A wire of resistance `4 Omega` is stretched to twice its original length. The resistance of stretched wire would be

To solve the problem of finding the resistance of a wire that has been stretched to twice its original length, we can follow these steps: ### Step-by-Step Solution: 1. **Understand the Initial Conditions**: - Let the original length of the wire be \( L \). - The original resistance of the wire is given as \( R = 4 \, \Omega \). 2. **Determine the New Length**: - When the wire is stretched to twice its original length, the new length \( L' \) becomes: \[ L' = 2L \] 3. **Volume Conservation**: - The volume of the wire before stretching is equal to the volume after stretching. The volume \( V \) of a wire is given by: \[ V = A \cdot L \] - Let \( A \) be the original cross-sectional area.
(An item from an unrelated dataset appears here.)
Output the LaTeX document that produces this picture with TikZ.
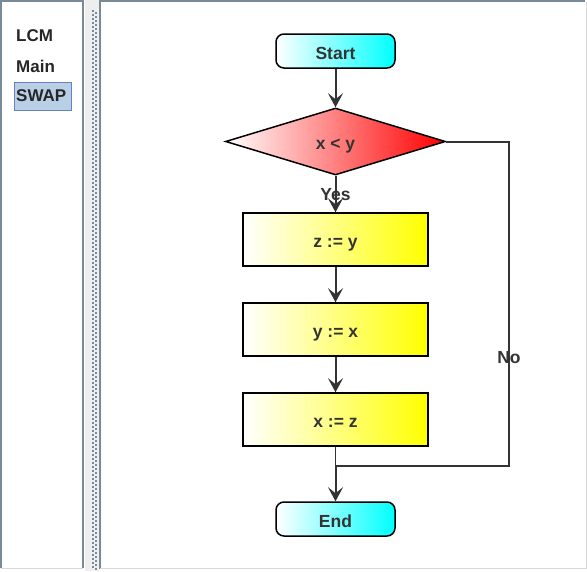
\documentclass[tikz,border=0pt]{standalone}
\usepackage{fontspec}
\setmainfont{Liberation Sans}
\usetikzlibrary{shapes.geometric,arrows.meta}
\definecolor{framegray}{HTML}{7A8A99}
\definecolor{ink}{HTML}{333333}
\definecolor{selfill}{HTML}{B8CFE5}
\definecolor{seldraw}{HTML}{6382BF}
\definecolor{splitgray}{HTML}{EEEEEE}
\tikzset{
  boxtext/.style={text=ink, text height=16pt, text depth=0pt, font=\fontsize{17.5}{20}\selectfont\bfseries},
  terminal/.style={boxtext, draw=black, line width=1.5pt, rounded corners=8pt, left color=white, right color=cyan, minimum width=119pt, minimum height=34pt, inner sep=0pt},
  decision/.style={boxtext, diamond, draw=black, line width=1.5pt, left color=white, right color=red, minimum width=220pt, minimum height=67pt, inner sep=0pt},
  process/.style={boxtext, draw=black, line width=1.5pt, left color=white, right color=yellow, minimum width=185pt, minimum height=53pt, inner sep=0pt},
  flow/.style={draw=ink, line width=2pt, -{Stealth[length=14pt,width=15pt,inset=6pt]}},
  link/.style={draw=ink, line width=2pt},
  tag/.style={text=ink, inner sep=0pt, font=\fontsize{17.5}{20}\selectfont\bfseries},
  menu/.style={anchor=west, inner sep=0pt, text=black!85, font=\fontsize{17}{20}\selectfont\bfseries}
}
\begin{document}
\begin{tikzpicture}[x=1pt, y=-1pt]
  \useasboundingbox (0,0) rectangle (587,571);
  \fill[white] (0,0) rectangle (587,571);
  % left panel and splitter
  \draw[framegray, line width=1.5pt] (1,568) -- (1,1) -- (83,1) -- (83,568);
  \fill[splitgray] (85,0) rectangle (99,571);
  \foreach \y in {10,14,...,566} {
    \fill[framegray] (92,\y) rectangle (93.5,\y+1.5);
    \fill[framegray] (95,\y+2) rectangle (96.5,\y+3.5);
  }
  % right panel
  \draw[framegray, line width=2pt] (100,569) -- (100,1) -- (585,1);
  \draw[black!15, line width=1pt] (586,2) -- (586,568) -- (100,568);
  \draw[black!15, line width=1pt] (1,568) -- (83,568);
  % list of programs
  \node[menu] (lcm) at (16,36) {LCM};
  \node[menu] (main) at (16,66) {Main};
  \draw[seldraw, fill=selfill, line width=1pt] (14,82) rectangle (71,110);
  \node[menu] (swap) at (16,96) {SWAP};
  % flowchart
  \node[terminal] (start) at (335.5,51) {Start};
  \node[decision] (cond) at (335.5,141.5) {x < y};
  \node[process] (zy) at (335.5,239.5) {z := y};
  \node[process] (yx) at (335.5,329.5) {y := x};
  \node[process] (xz) at (335.5,419.5) {x := z};
  \node[terminal] (stop) at (335.5,519) {End};
  \coordinate (join) at (335.5,466);
  \coordinate (bend) at (509,466);
  \draw[flow] (start) -- (cond);
  \draw[flow] (cond) -- (zy);
  \draw[flow] (zy) -- (yx);
  \draw[flow] (yx) -- (xz);
  \draw[ink, line width=1.3pt] (xz) -- (join);
  \draw[flow] (join) -- (stop);
  \draw[link] (cond.east) -| (bend) -- (join);
  \node[tag] (yes) at (335.5,195) {Yes};
  \node[tag] (no) at (509,358) {No};
\end{tikzpicture}
\end{document}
After stretching, the volume can be expressed as: \[ V' = A' \cdot L' \] - Since the volume remains constant: \[ A \cdot L = A' \cdot L' \] 4. **Substituting for New Length**: - Substitute \( L' = 2L \) into the volume equation: \[ A \cdot L = A' \cdot (2L) \] - Simplifying gives: \[ A = 2A' \] - This means the new cross-sectional area \( A' \) is: \[ A' = \frac{A}{2} \] 5. **Using the Resistance Formula**: - The resistance \( R \) of a wire is given by: \[ R = \frac{\rho L}{A} \] - For the new wire, the resistance \( R' \) can be expressed as: \[ R' = \frac{\rho L'}{A'} \] - Substitute \( L' = 2L \) and \( A' = \frac{A}{2} \): \[ R' = \frac{\rho (2L)}{\frac{A}{2}} = \frac{2\rho L}{\frac{A}{2}} = \frac{2 \cdot 2 \rho L}{A} = \frac{4 \rho L}{A} \] 6. **Relating New Resistance to Original Resistance**: - Since \( R = \frac{\rho L}{A} \), we can express \( R' \) in terms of \( R \): \[ R' = 4R \] - Given that \( R = 4 \, \Omega \): \[ R' = 4 \cdot 4 = 16 \, \Omega \] ### Final Answer: The resistance of the stretched wire is \( 16 \, \Omega \).